- EXERCISE INSTRUCTIONS -
Without the pictures, return exactly the lines from the one with "Convert this chart" through the one with "Chart.register(...registerables);". Both end lines belong in the copy.

Records with drawing code:
■ ■ ■ ■ ■

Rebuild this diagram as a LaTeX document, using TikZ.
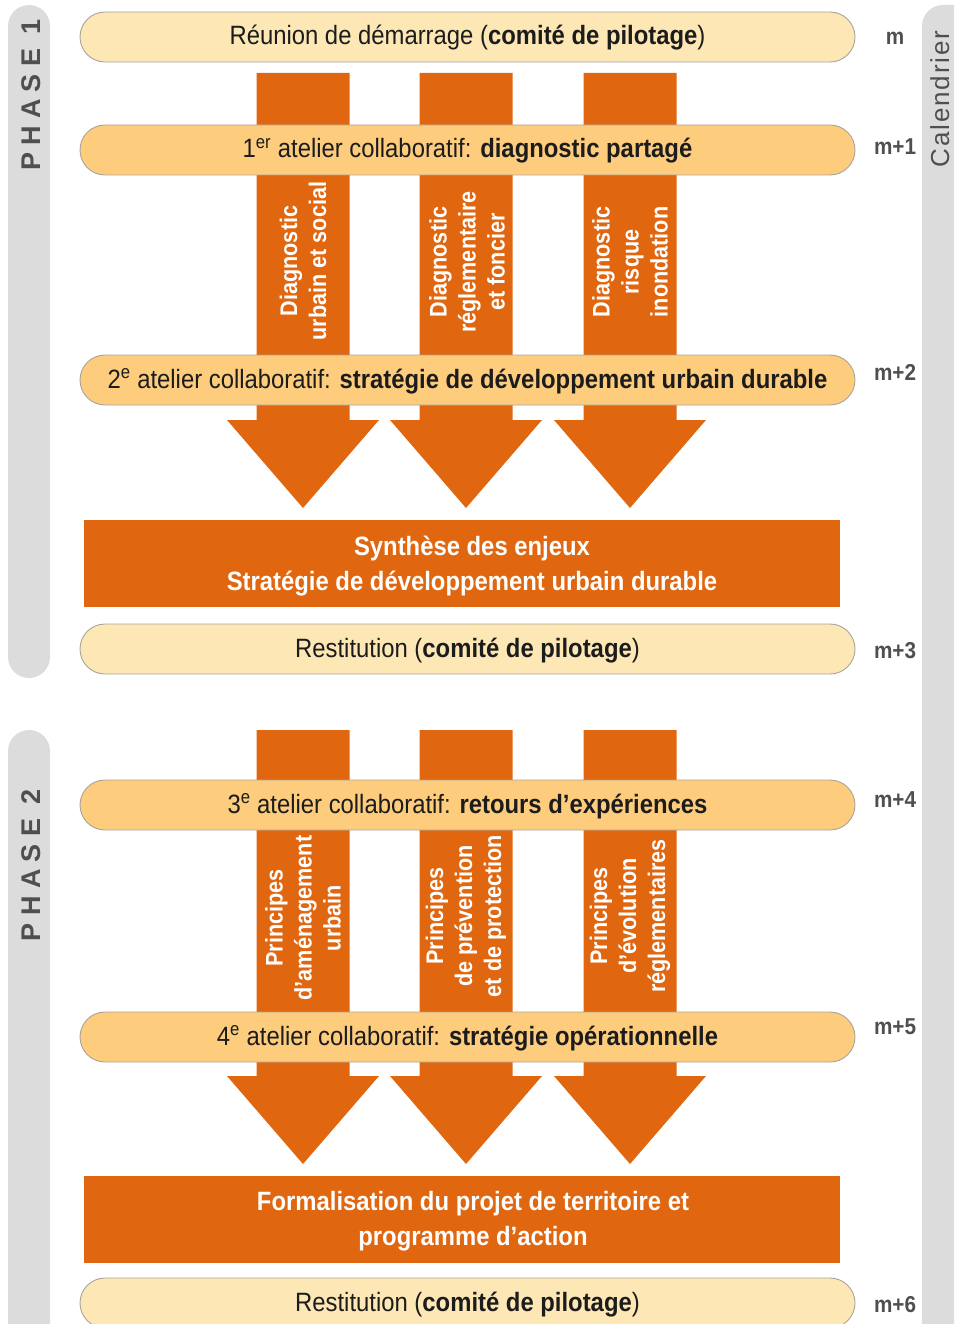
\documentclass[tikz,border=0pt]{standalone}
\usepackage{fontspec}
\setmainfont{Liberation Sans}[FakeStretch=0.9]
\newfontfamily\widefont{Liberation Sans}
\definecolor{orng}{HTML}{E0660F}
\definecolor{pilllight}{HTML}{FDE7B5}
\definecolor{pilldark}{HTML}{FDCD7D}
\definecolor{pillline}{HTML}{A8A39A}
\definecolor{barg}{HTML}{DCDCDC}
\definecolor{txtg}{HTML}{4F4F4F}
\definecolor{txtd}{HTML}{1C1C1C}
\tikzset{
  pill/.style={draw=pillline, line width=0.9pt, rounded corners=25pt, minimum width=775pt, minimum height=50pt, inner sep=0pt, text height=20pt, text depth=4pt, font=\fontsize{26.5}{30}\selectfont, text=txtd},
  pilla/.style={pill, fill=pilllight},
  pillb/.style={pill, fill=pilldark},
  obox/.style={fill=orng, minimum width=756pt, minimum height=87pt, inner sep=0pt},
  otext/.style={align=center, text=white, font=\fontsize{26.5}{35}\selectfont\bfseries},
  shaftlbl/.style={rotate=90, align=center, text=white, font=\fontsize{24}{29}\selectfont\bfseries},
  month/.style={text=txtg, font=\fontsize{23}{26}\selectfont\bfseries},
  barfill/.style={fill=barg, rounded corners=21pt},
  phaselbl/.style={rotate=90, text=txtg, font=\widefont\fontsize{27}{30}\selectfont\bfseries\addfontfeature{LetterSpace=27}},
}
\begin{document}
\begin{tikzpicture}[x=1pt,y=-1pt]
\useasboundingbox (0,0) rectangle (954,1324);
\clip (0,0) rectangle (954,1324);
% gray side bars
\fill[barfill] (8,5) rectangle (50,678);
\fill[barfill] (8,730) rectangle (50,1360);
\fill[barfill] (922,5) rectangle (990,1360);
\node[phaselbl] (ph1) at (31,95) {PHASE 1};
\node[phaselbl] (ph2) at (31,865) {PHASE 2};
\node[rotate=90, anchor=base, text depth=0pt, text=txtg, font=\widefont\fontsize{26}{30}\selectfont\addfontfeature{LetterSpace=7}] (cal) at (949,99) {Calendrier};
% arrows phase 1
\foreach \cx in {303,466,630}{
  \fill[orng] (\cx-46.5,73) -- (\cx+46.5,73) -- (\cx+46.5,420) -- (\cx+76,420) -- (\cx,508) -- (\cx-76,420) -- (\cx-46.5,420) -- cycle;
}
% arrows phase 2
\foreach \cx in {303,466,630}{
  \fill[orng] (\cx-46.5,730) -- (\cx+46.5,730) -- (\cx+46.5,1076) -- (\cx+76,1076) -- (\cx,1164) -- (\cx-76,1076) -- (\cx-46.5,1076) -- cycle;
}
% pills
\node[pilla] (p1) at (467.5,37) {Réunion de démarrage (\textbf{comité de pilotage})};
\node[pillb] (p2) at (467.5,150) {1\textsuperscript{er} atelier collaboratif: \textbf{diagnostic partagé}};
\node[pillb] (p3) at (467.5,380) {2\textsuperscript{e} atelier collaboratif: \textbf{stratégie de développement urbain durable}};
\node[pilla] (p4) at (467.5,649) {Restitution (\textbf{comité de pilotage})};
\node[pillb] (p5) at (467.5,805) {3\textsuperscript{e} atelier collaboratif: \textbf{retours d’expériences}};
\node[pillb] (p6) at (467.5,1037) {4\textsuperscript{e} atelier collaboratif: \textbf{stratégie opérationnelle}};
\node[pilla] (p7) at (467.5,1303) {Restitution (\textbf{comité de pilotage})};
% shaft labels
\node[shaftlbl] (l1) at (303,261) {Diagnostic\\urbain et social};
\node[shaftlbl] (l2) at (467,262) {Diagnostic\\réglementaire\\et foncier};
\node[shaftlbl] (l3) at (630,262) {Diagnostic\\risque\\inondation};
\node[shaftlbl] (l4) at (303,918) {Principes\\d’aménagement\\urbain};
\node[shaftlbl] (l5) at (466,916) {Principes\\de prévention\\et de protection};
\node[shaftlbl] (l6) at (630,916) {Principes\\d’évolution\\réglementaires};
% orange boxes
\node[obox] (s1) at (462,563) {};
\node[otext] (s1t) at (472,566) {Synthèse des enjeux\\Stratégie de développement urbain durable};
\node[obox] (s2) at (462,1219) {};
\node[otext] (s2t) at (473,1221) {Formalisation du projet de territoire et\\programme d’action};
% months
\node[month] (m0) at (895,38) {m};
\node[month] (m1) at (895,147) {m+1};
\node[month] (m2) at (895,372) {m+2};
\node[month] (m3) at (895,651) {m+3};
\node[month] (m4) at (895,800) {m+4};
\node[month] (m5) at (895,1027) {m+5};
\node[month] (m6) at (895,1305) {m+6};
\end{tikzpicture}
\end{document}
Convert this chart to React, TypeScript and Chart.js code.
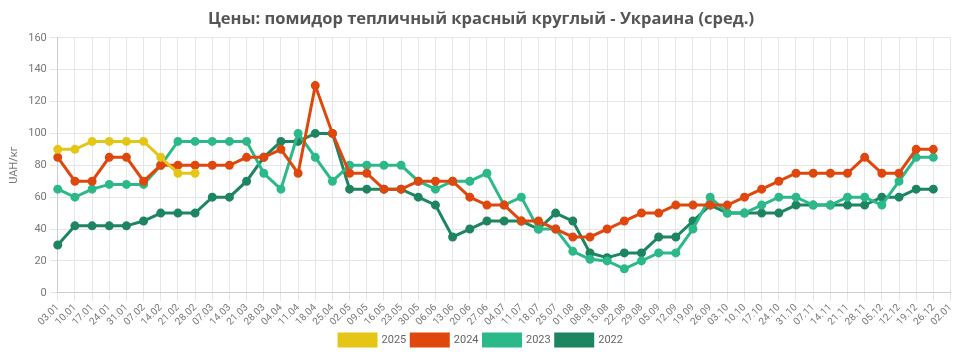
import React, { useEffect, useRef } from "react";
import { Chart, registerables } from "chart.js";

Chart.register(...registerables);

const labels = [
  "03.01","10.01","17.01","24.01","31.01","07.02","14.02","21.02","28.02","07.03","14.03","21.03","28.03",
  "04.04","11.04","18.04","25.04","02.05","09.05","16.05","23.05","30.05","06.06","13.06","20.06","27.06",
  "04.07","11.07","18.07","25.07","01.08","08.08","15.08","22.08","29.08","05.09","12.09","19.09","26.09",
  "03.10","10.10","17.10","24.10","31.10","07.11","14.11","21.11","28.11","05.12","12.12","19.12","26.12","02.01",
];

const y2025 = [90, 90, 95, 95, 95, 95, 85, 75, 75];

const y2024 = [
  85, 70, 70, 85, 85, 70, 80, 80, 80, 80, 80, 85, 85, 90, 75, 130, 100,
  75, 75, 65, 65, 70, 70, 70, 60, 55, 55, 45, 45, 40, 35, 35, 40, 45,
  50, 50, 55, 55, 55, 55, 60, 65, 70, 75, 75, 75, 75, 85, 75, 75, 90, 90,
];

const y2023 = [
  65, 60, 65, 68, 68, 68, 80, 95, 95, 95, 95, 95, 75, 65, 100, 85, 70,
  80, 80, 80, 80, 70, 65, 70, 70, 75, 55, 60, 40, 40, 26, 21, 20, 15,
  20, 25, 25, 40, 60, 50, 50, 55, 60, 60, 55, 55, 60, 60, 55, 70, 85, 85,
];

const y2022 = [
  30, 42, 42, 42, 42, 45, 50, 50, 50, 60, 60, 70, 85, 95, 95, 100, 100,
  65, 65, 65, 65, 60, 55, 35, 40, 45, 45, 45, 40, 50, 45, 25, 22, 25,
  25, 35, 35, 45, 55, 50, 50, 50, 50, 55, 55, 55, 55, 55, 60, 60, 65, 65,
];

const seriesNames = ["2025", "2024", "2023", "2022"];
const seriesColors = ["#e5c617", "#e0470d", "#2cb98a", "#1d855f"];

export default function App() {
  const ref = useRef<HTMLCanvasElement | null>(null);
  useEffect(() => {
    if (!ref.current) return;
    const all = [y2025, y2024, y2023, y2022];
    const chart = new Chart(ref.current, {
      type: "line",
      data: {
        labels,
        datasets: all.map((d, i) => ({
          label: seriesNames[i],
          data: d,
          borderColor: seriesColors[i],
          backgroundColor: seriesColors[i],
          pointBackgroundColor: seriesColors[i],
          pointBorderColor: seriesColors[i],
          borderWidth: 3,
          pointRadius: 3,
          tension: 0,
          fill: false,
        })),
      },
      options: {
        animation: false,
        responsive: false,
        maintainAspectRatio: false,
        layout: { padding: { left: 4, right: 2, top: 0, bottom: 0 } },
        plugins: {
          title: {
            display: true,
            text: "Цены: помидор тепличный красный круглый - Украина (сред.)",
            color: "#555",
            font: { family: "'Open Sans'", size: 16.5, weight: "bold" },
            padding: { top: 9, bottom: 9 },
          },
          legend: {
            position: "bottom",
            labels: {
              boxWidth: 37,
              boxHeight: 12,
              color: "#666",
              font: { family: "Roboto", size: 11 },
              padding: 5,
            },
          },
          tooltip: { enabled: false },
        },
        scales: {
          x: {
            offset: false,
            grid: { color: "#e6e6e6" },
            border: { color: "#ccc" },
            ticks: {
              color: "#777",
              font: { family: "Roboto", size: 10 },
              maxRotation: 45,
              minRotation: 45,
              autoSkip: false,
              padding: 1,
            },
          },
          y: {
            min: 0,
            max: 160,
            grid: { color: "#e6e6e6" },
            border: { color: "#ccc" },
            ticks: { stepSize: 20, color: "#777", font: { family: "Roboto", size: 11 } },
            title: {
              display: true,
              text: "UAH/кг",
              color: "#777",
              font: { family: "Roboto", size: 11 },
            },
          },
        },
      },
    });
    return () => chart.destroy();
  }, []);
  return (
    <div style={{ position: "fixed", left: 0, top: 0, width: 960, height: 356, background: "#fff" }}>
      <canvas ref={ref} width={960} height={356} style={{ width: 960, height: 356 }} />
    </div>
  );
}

■ ■ ■ ■ ■

- WRITTEN SOLUTION -
Convert this chart to React, TypeScript and Chart.js code.
import React, { useEffect, useRef } from "react";
import { Chart, registerables } from "chart.js";

Chart.register(...registerables);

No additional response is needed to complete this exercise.